Soweit der Beklagte eine Auflösung des Arbeitsverhältnisses wegen einer fehlenden Möglichkeit, Nachforderungen des Klägers aus wirtschaftlichen Gründen nicht erfüllen zu können und eine Fortsetzung des Arbeitsverhältnisses daher nicht erfolgen könne, begehrt, stellt dieser Umstand keinen Aspekt dar, der den Anforderungen an einen Auflösungsgrund entspricht. Eine Auflösung des Arbeitsverhältnisses zur Vermeidung des Entstehens weiterer Ansprüche aus dem Gesichtspunkt des Annahmeverzuges entspricht keinem Tatbestand, der zur Annahme führen könnte, eine den Betriebszwecken dienliche weitere Zusammenarbeit sei nicht mehr zu erwarten.
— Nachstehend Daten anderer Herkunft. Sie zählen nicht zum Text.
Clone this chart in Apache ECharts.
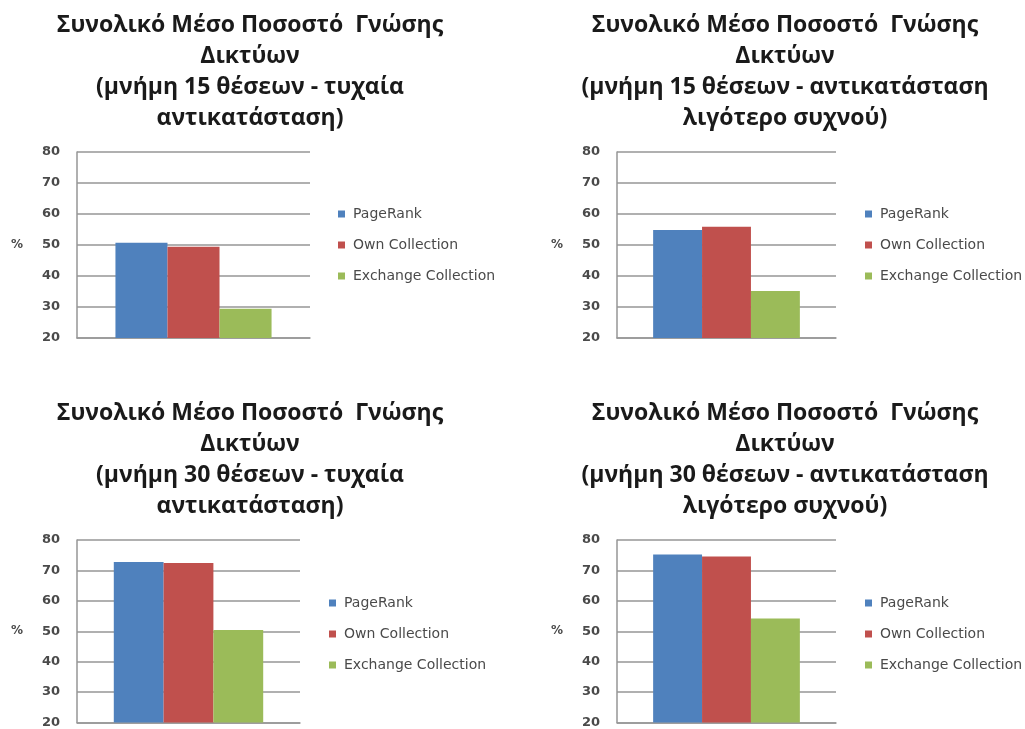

Die gerichtliche Auflösung kann nicht der Vermeidung von Risiken dienen, die sich aus dem Ausspruch einer (unwirksamen) Kündigung ergeben.

b)

Die Nichtannahme eines Angebots auf Abschluss eines Prozessarbeitsverhältnisses führt gleichermaßen nicht zu einer Auflösung.

Im Rahmen des Grundsatzes der Vertragsfreiheit steht es dem Kläger frei, ob er ein Vertragsangebot des Beklagten annehmen will oder nicht. Die Beschränkung dieser Freiheit kann nicht dadurch geschehen, im Falle der Ablehnung eine Auflösung des Arbeitsverhältnisses zu riskieren.

c)

Gleiches gilt grundsätzlich für die Ablehnung eines Angebots auf eine vergleichsweise Regelung der Rechtsstreitigkeiten.
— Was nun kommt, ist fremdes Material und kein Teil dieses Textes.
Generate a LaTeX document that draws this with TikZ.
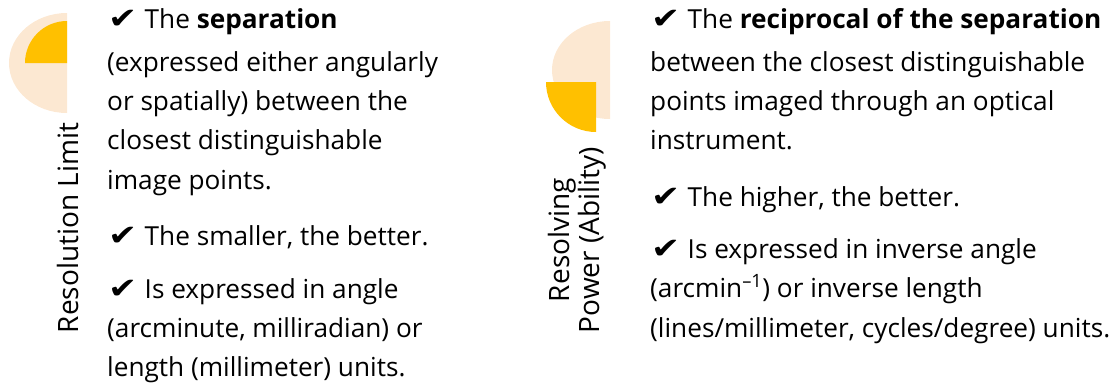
\documentclass[tikz,border=0pt]{standalone}
\usepackage{fontspec}
\setmainfont{Open Sans}
\newfontfamily\symfont{DejaVu Sans Bold}
\definecolor{lightpeach}{HTML}{FCE8D2}
\definecolor{gold}{HTML}{FFC000}
\begin{document}
\begin{tikzpicture}[x=1pt,y=-1pt,
  txt/.style={anchor=base west,inner sep=0pt,font=\fontsize{26.2}{30}\selectfont},
  vlab/.style={rotate=90,inner sep=0pt,align=center}]
\useasboundingbox (0,0) rectangle (1117,386);
\newcommand{\chk}{\scalebox{1.2}[1.0]{\fontsize{29}{30}\symfont\char"2714}\hspace{0.28em}}
% icon 1
\fill[lightpeach] (67,13) arc[start angle=270,end angle=90,x radius=58,y radius=50] -- cycle;
\fill[gold] (67,63) -- (67,21) arc[start angle=270,end angle=180,radius=42] -- cycle;
% icon 2
\fill[lightpeach] (610,21) arc[start angle=270,end angle=90,x radius=58,y radius=49] -- cycle;
\fill[gold] (596,82) -- (546,82) arc[start angle=180,end angle=90,radius=50] -- cycle;
% vertical labels
\node[vlab,font=\fontsize{28}{32}\selectfont] (l1) at (68,228) {Resolution Limit};
\node[vlab,font=\fontsize{28}{30.5}\selectfont] (l2) at (577,240) {Resolving\\Power (Ability)};
% left column
\node[txt] (a1) at (108,28) {\chk The \textbf{separation}};
\node[txt] (a2) at (107,71) {(expressed either angularly};
\node[txt] (a3) at (107,110) {or spatially) between the};
\node[txt] (a4) at (107,149) {closest distinguishable};
\node[txt] (a5) at (107,189) {image points.};
\node[txt] (a6) at (108,245) {\chk The smaller, the better.};
\node[txt] (a7) at (108,298) {\chk Is expressed in angle};
\node[txt] (a8) at (107,337) {(arcminute, milliradian) or};
\node[txt] (a9) at (107,376) {length (millimeter) units.};
% right column
\node[txt] (b1) at (651,28) {\chk The \textbf{reciprocal of the separation}};
\node[txt] (b2) at (650,71) {between the closest distinguishable};
\node[txt] (b3) at (650,110) {points imaged through an optical};
\node[txt] (b4) at (650,149) {instrument.};
\node[txt] (b5) at (651,206) {\chk The higher, the better.};
\node[txt] (b6) at (651,258) {\chk Is expressed in inverse angle};
\node[txt] (b7) at (650,297) {(arcmin\textsuperscript{–1}) or inverse length};
\node[txt] (b8) at (650,337) {(lines/millimeter, cycles/degree) units.};
\end{tikzpicture}
\end{document}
Kündigt der Kläger im Zusammenhang mit der Ablehnung des Angebots auf Abschluss eines Prozessarbeitsverhältnisses und des Vergleichsangebots die voraussichtliche Zuleitung eines alternativen Vergleichsangebots an, das dann nicht erfolgt, führt dies nicht zur Annahme von Spannungen zwischen den Parteien, die dem Beklagten eine weitere Zusammenarbeit nicht mehr zumutbar machten.
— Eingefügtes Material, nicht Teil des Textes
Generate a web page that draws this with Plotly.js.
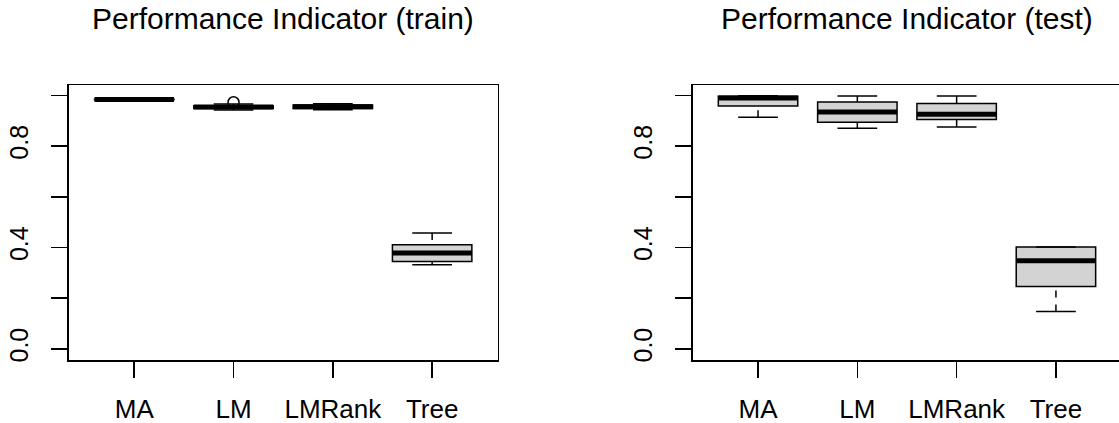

Der Kläger hat zum einen davon gesprochen, ein Angebot seinerseits nur „voraussichtlich“ machen zu wollen, so dass eine berechtigte Erwartung auf die Abgabe eines Angebots nicht gegeben war; zum anderen ist ein Arbeitnehmer auch insoweit frei darin, ein Angebot auf eine vergleichsweise Regelung zu unterbreiten.

IV.

Infolge der Unwirksamkeit der streitbefangenen Kündigungen und der fehlenden Auflösung des Arbeitsverhältnisses durch gerichtliche Entscheidung ist der Beklagte gleichfalls zur vorläufigen Weiterbeschäftigung des Klägers verpflichtet.

Einwendungen gegen die arbeitsgerichtliche Entscheidung insoweit hat der Beklagte nur damit erhoben, dass er von einer Beendigung des Arbeitsverhältnisses durch eine der beiden streitbefangenen Kündigungen ausgeht.

C.

Der Beklagte hat die Kosten des erfolglos gebliebenen Rechtsmittels gemäß § 97 Abs. 1 ZPO zu tragen.

Im Hinblick auf die Zugangsproblematik und den Umfang der Darlegungs- und Beweislast hierzu war die Revision wegen grundsätzlicher Bedeutung nach § 72 Abs. 2 Nr. 1 ArbGG zuzulassen.